Attorneys Henry and Hansen Chavis said they provided Tennessee with two execution alternatives. First, the state could use pentobarbital because they presented evidence that Tennessee could acquire the drug. They said Texas and Georgia used the drug in recent executions.
The second alternative — an alternative Henry said they were not happy about — would be to use a two-drug protocol and drop vecuronium bromide from the lineup. That drug, Henry argued, caused the inmate to experience more pain.
“At least don’t make them suffer the extra three minutes,” Henry said.
Hansen Chavis said the inmates were hampered in discovery because of Tennessee’s laws mandating secrecy in how the state procures its lethal injection drugs.
Representing Tennessee, Associate Solicitor General Jennifer Smith told the court the case is immensely important — and simple to understand. She said the inmates needed to plead an alternative means of execution, and failed to do so.
“The state, bears no burden in this case that the drug [pentobarbital] is readily available,” Smith said. She said Tennessee contacted about 100 suppliers of pentobarbital but was unable to acquire it.
As for dropping vecuronium bromide from the protocol, Smith said, the Eight Amendment does not require the state to adopt an untested execution protocol, and the proposal was not apparent in the record.

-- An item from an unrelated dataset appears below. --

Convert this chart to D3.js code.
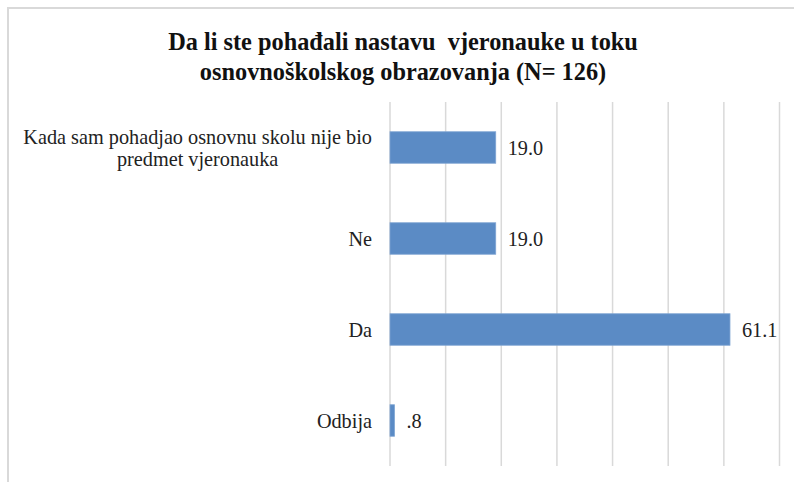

Smith said the defense attorneys slid the second alternative into a 26-page trial brief and devoted one sentence to it.
And while problems can crop up with every protocol, Smith said, problems do not mean that an execution protocol is unconstitutional.
During Smith’s arguments, Justice Lee stopped her to ask several questions, such as whether the Eighth Amendment has an absolute prohibition on torture.
When Henry was at the lectern for her 10-minute rebuttal, Chief Justice Jeff Bivins asked if one sentence in a trial brief was enough to give notice.
As the clock wound down and the timepiece on Henry’s lectern stopped shining a green light and turned to yellow in the remaining minute, she asked Bivins for more time to answer questions.
But time was up.
The court had given an additional 15 minutes to each side, Bivins said.
Tennessee plans to execute Edmund Zagorski on Oct. 11.